European and IMF officials started thrashing out the details of a three-year bailout package for Ireland Monday while the government puts the finishing touches to a 15 billion euro ($20.5 billion) austerity plan.
The EU and the IMF agreed on Sunday to help bail out Ireland with loans — expected to total 80 billion euros to 90 billion euros ($109.33 billion to $122.99 billion) — to tackle its banking and budget crisis.
Officials hope the move will stabilize financial markets that have been selling Irish debt and prevent them losing confidence in other euro zone members, notably Portugal and Spain.
Britain plans to commit around 7 billion pounds ($11.2 billion) to help neighbor Ireland resolve its financial crisis, Finance Minister George Osborne also said on Monday.
Osborne said Britain planned bilateral aid to Ireland as well as honoring its international commitments, but said Britain did not want to be part of a permanent bail-out mechanism for euro zone members.
"What we have committed to do is to obviously be partners as shareholders in the IMF in an international rescue of the Irish economy," Osborne told BBC Radio 4. "But we have also made a commitment to consider a bilateral loan that reflects the fact we are not part of the euro ... but Ireland is our very closest economic neighbor."
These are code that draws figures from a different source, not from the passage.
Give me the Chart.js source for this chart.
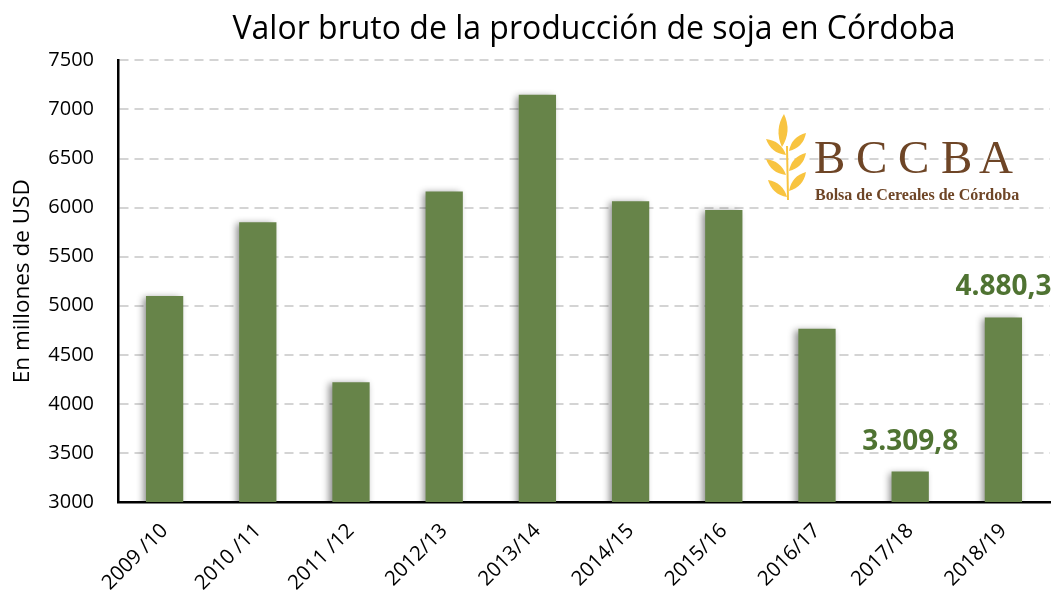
<!DOCTYPE html>
<html>
<head>
<meta charset="utf-8">
<script src="https://cdn.jsdelivr.net/npm/chart.js@4/dist/chart.umd.min.js"></script>
<style>
  html, body { margin: 0; padding: 0; background: #ffffff; }
  #wrap { width: 1051px; height: 596px; position: relative; }
</style>
</head>
<body>
<div id="wrap"><canvas id="c" width="1051" height="596"></canvas></div>
<script>
// ---- Data ----
const categories = ["2009 /10", "2010 /11", "2011 /12", "2012/13", "2013/14", "2014/15", "2015/16", "2016/17", "2017/18", "2018/19"];
const values = [5100, 5850, 4220, 6165, 7150, 6065, 5975, 4765, 3309.8, 4880.3];
const labeledIndices = [8, 9];
const chartTitle = "Valor bruto de la producción de soja en Córdoba";
const yAxisTitle = "En millones de USD";
const logoName = "Bolsa de Cereales de Córdoba";
const logoLetters = ["B", "C", "C", "B", "A"];

const BAR = "#678449";
const LABEL_GREEN = "#4F7332";
const FONT = "'Open Sans', 'Noto Sans', sans-serif";

function fmtEs(v) {
  const fixed = v.toFixed(1);
  const parts = fixed.split(".");
  const withDots = parts[0].replace(/\B(?=(\d{3})+(?!\d))/g, ".");
  return withDots + "," + parts[1];
}

const shadowPlugin = {
  id: "barShadow",
  beforeDatasetsDraw(chart) {
    const ctx = chart.ctx;
    ctx.save();
    ctx.shadowColor = "rgba(0,0,0,0.45)";
    ctx.shadowBlur = 7;
    ctx.shadowOffsetX = -3;
    ctx.shadowOffsetY = 1;
  },
  afterDatasetsDraw(chart) {
    chart.ctx.restore();
  }
};

const labelPlugin = {
  id: "valueLabels",
  afterDatasetsDraw(chart) {
    const ctx = chart.ctx;
    const meta = chart.getDatasetMeta(0);
    ctx.save();
    ctx.fillStyle = LABEL_GREEN;
    ctx.font = "bold 28px " + FONT;
    ctx.textAlign = "center";
    ctx.textBaseline = "middle";
    labeledIndices.forEach(i => {
      const el = meta.data[i];
      ctx.fillText(fmtEs(values[i]), el.x, el.y - 30);
    });
    ctx.restore();
  }
};

const titleShiftPlugin = {
  id: "titleShift",
  afterLayout(chart) {
    if (chart.titleBlock) {
      chart.titleBlock.left = 138;
    }
  }
};

function leaf(ctx, bx, by, tx, ty, w) {
  const mx = (bx + tx) / 2, my = (by + ty) / 2;
  const dx = tx - bx, dy = ty - by;
  const len = Math.hypot(dx, dy);
  const nx = -dy / len * w, ny = dx / len * w;
  ctx.beginPath();
  ctx.moveTo(bx, by);
  ctx.quadraticCurveTo(mx + nx, my + ny, tx, ty);
  ctx.quadraticCurveTo(mx - nx, my - ny, bx, by);
  ctx.closePath();
  ctx.fill();
}

const logoPlugin = {
  id: "logo",
  afterDraw(chart) {
    const ctx = chart.ctx;
    ctx.save();
    ctx.fillStyle = "#F8C440";
    ctx.strokeStyle = "#F8C440";
    ctx.lineWidth = 2;
    ctx.beginPath();
    ctx.moveTo(787, 146);
    ctx.lineTo(788, 200);
    ctx.stroke();
    leaf(ctx, 782, 147, 784, 114, 9);
    leaf(ctx, 786, 155, 766, 139, 8);
    leaf(ctx, 786, 175, 766, 159, 8);
    leaf(ctx, 787, 197, 768, 180, 8);
    leaf(ctx, 789, 151, 806, 133, 8);
    leaf(ctx, 789, 171, 806, 153, 8);
    leaf(ctx, 789, 191, 806, 172, 8);
    // text
    ctx.fillStyle = "#6E4526";
    ctx.textBaseline = "alphabetic";
    ctx.textAlign = "left";
    ctx.font = "47px 'Liberation Serif', 'DejaVu Serif', serif";
    const xs = [814, 856, 898, 941, 979];
    logoLetters.forEach((l, i) => ctx.fillText(l, xs[i], 173));
    ctx.font = "bold 16px 'Liberation Serif', 'DejaVu Serif', serif";
    ctx.fillText(logoName, 815, 200);
    ctx.restore();
  }
};

new Chart(document.getElementById("c"), {
  type: "bar",
  data: {
    labels: categories,
    datasets: [{
      data: values,
      backgroundColor: BAR,
      borderWidth: 0,
      barPercentage: 0.4,
      categoryPercentage: 1.0
    }]
  },
  options: {
    responsive: false,
    animation: false,
    devicePixelRatio: 1,
    layout: { padding: { left: 0, right: 1, top: 0, bottom: 0 } },
    plugins: {
      legend: { display: false },
      tooltip: { enabled: false },
      title: {
        display: true,
        text: chartTitle,
        color: "#000000",
        font: { family: FONT, size: 32, weight: "normal" },
        padding: { top: 11, bottom: 11 }
      }
    },
    scales: {
      x: {
        offset: true,
        grid: { display: false, drawTicks: false },
        border: { display: true, color: "#000000", width: 2.5 },
        ticks: {
          color: "#000000",
          font: { family: FONT, size: 20.5 },
          minRotation: 45,
          maxRotation: 45,
          padding: 17
        },
        afterFit(scale) { scale.height = 94; }
      },
      y: {
        min: 3000,
        max: 7500,
        grid: {
          color: "#D4D4D4",
          lineWidth: 2,
          drawTicks: false
        },
        border: { display: true, color: "#000000", width: 2.5, dash: [9, 6] },
        ticks: {
          stepSize: 500,
          color: "#000000",
          font: { family: FONT, size: 20 },
          padding: 24,
          callback: (v) => String(v)
        },
        title: {
          display: true,
          text: yAxisTitle,
          color: "#000000",
          font: { family: FONT, size: 22.5 },
          padding: { top: 9, bottom: 0 }
        },
        afterFit(scale) { scale.width = 118; }
      }
    }
  },
  plugins: [shadowPlugin, labelPlugin, logoPlugin, titleShiftPlugin]
});
</script>
</body>
</html>
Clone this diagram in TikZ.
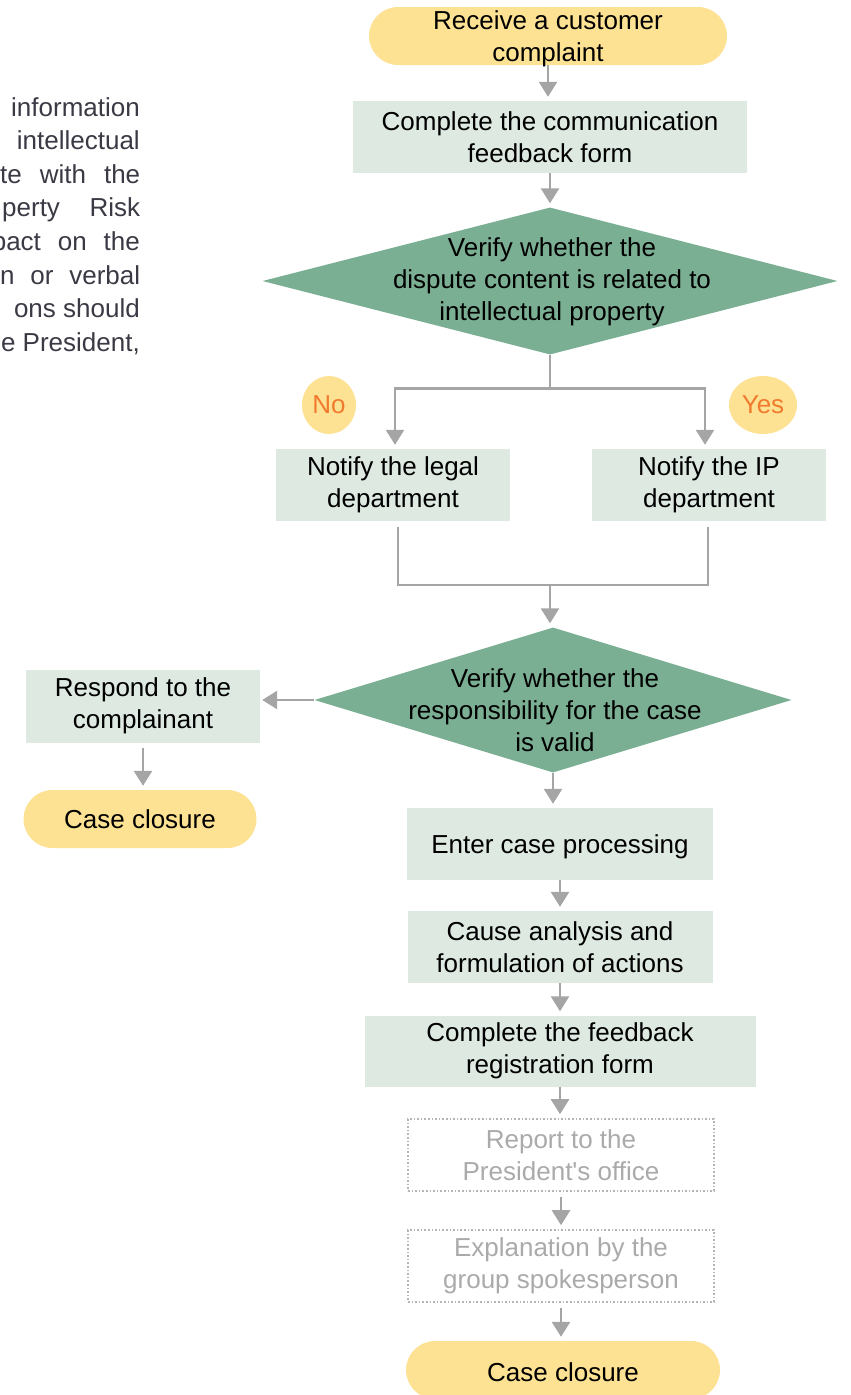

Osborne was asked about reports that Britain was going to contribute around seven billion pounds to Ireland, a country with which it has more trade than with the emerging powers of Brazil, Russia, India and China combined.
"It's around that (figure), it's in the order of billions not tens of billions but the details of the entire package, not just the UK contribution, but the euro zone and IMF contribution, that is all being worked out as we speak and we should by the end of the month have the details on that."
Ireland's government, facing public anger over its handling of the crisis, announced plans last month for a package of cuts and tax increases aimed at bringing down a record budget deficit. But its borrowing costs continued to soar, making a bailout almost inevitable.
A four-year fiscal austerity package is expected to contain plans for a new property tax, as well as cuts to benefits and services. Tax breaks for higher earners may also go.
Irish Tourism Minister Mary Hanafin told RTE television the four-year plan had been finalized but had to be cleared by Europe and the IMF and would be published on Wednesday. A plan to restructure Ireland's banks is being devised as a central plank of the broader international aid package.
Finance Minister Brian Lenihan told a news conference on Sunday that Irish banks would become significantly smaller than they had been and that they may look at selling non-core assets.
The size of the rescue by the EU and the International Monetary Fund has yet to be negotiated but is likely to be smaller than Greece's 110 billion euro ($150 billion) bailout last May.
EU Economic and Monetary Affairs Commissioner Olli Rehn said experts from the European Commission, European Central Bank and IMF would prepare a three-year package of loans by the end of the month.
EU policymakers have feared that Ireland's problems might spread to other euro zone members with large budget deficits such as Spain and Portugal, threatening a systemic crisis.
In Berlin, German Finance Minister Wolfgang Schaeuble played down this risk. "If we now find the right answer to the Irish problem, then the chances are great that there will be no contagion effects," he told ZDF television.
Some economists were less optimistic.
"I think it means Portugal is next (to request help). I don't know if it will happen before the end of the year or after, but it's almost inevitable now," said Filipe Garcia at Informacao de Mercados Financeiros in Porto.
Unions have warned further austerity measures could spark unrest in Ireland.
Calls are mounting for the government to stand down over its handling of the crisis and the main opposition party said on Sunday it would consider putting forward a vote of no-confidence in the government, possibly before a Dec. 7 budget.